Plea for O negative donors as blood supplies dwindle to just four days due to Ophelia

An urgent call for O negative blood donors has been made by the Irish Blood Transfusion Service after supplies dwindled to just four days because of the loss of a full day’s collection due to Storm Ophelia.

Plea for O negative donors as blood supplies dwindle to just four days due to Ophelia

“We especially need O negative blood at the moment,” a spokesperson said. Only 8% of the population have 0 negative blood but it makes up 15% of the blood supplied to hospitals as it can be used for any patient.

The cancellations of all clinics on Monday led to a shortfall of about 500 donations. Clinics were back to normal yesterday, with the exception of a scheduled clinic in Donegal town.

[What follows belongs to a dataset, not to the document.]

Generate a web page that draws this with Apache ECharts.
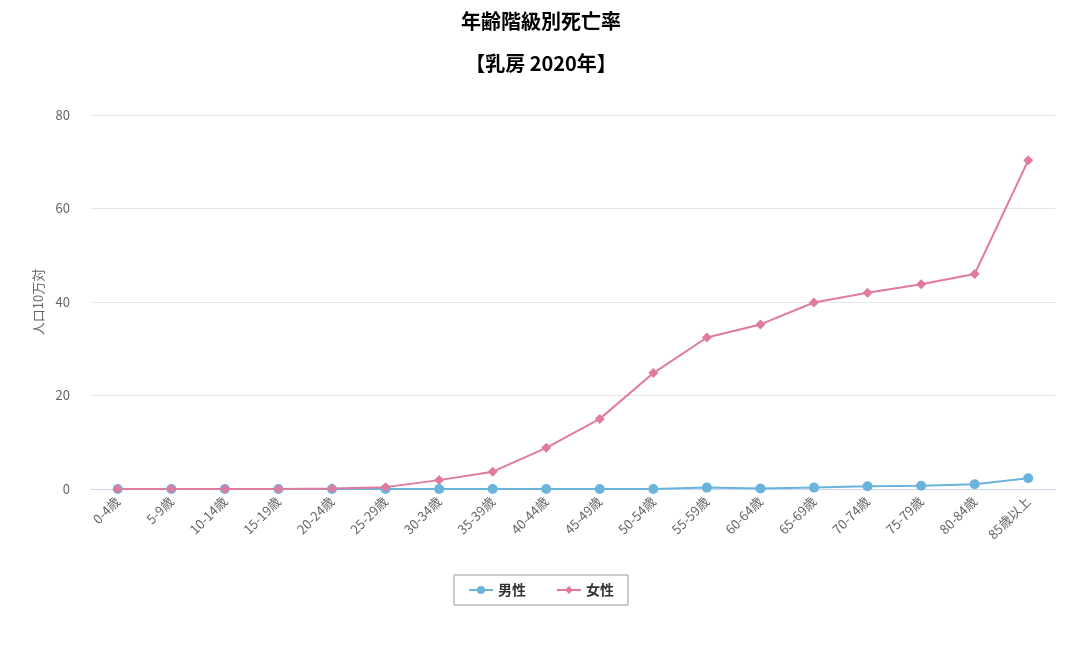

The IBTS provided additional capacity for blood donations in Dublin and additional clinics have been organised for Sunday in Dunboyne, Co Meath, Celbridge in Co Kildare, and Galway.

Meanwhile, the Irish Medical Organisation has warned of a backlog that has built up at GP surgeries and at hospital emergency departments because of Storm Ophelia.

The IMO said it would take some days to work through the backlog and that patients should continue to avoid attending both except in an emergency.

The Dublin Regional Homeless Executive (DRHE) revealed that temporary accommodation had been arranged for 368 people on the night of Storm Ophelia.

Some of those people were repeat clients of the homeless services in the capital, individuals who lost their homes over the weekend or else regular rough sleepers.

A spokesman for the Peter McVerry Trust said they engaged with 115 rough sleepers on Monday night. approximately 25 people refused shelter.

In the Capuchin Day Centre, close to Dublin’s Smithfield, a total of 103 people took shelter.

A group of volunteers including Inner City Helping Homeless (ICHH), Lifeline Ambulance Service and former lord mayor Christy Burke came together to turn the centre into a hostel for the night.

ICHH CEO Anthony Flynn said the centre was “full to the rafters”, but that the charity’s outreach team still counted 45 rough sleepers out on the streets on Monday night.

Meanwhile, a number of social welfare claimants living in Cork city and county faced disruption to services yesterday.

The Department of Social Protection said power and technical outages caused by Ophelia led to the closure of offices in Clonakilty, Kinsale and Mallow and limited services in seven others.

The Defence Forces deployed 25 Army and Air Corps personnel, along with two vehicles and two helicopters yesterday morning to support the national response to Ophelia.

Some 21 Army personnel and two vehicles from the 3rd Infantry Battalion were sent to Kilkenny to support local authorities there with road clearance and mobility tasks.

Two Air Corps EC 135 helicopters were sent out to help ESB Networks conduct aerial surveys of power lines in the midlands and south west.

Meanwhile, Luas has been unable to resume services in Dublin until this morning at the earliest because the roof blew off the technical rooms which controls a number of areas including its vehicle location system.

“These are necessary to run the Luas operation,” a spokeswoman said yesterday. “These rooms and systems are being assessed for damage and assessed in relation to possible repair. It is therefore not possible for Luas services to resume at this point.”

Water tankers were deployed in a number of areas in Kerry yesterday as large numbers of people were left without water due to power cuts affecting reservoirs and treatment plants.

Up to 20,000 customers had been left without electricity, mostly in the south of the county. Most of the 3,000 homes without power in the north of the county were restored by lunchtime yesterday. However it was expected to be days before more than 6,000 homes still out in south Kerry will be restored. A spokesman for the ESB said tree fall in the south of the county had damaged power lines in remote areas.

Roads remained dangerous and the county council, which suspended work when darkness fell, appealed for patience and warned road users to watch for fallen trees, debris and branches. The main N71 Ring of Kerry Road at Moll’s Gap remained closed. Trees fell in up to 40 roads including across the Healy Pass.

All national roads were clear in Tipperary by midday apart from the N74 from Golden to Cashel, the Mill Road in Thurles and the Rock Road in Ballycahill. Electricity supplies which were hit in many parts of the county have largely been restored, although water services have been affected in several areas. The Galtee water supply scheme in the west of the county was cut but expected to be restored by Tuesday evening.

Waterford City and County Council reported trees down in a number of locations across the county, including Kilmeaden, Ballyduff, Bonmahon, Kilcooney, and Tooraneena. Over 4,000 homes and businesses were still without power on Tuesday morning, with ESB crews working to restore services as quickly as possible, while water services were also hit in several areas.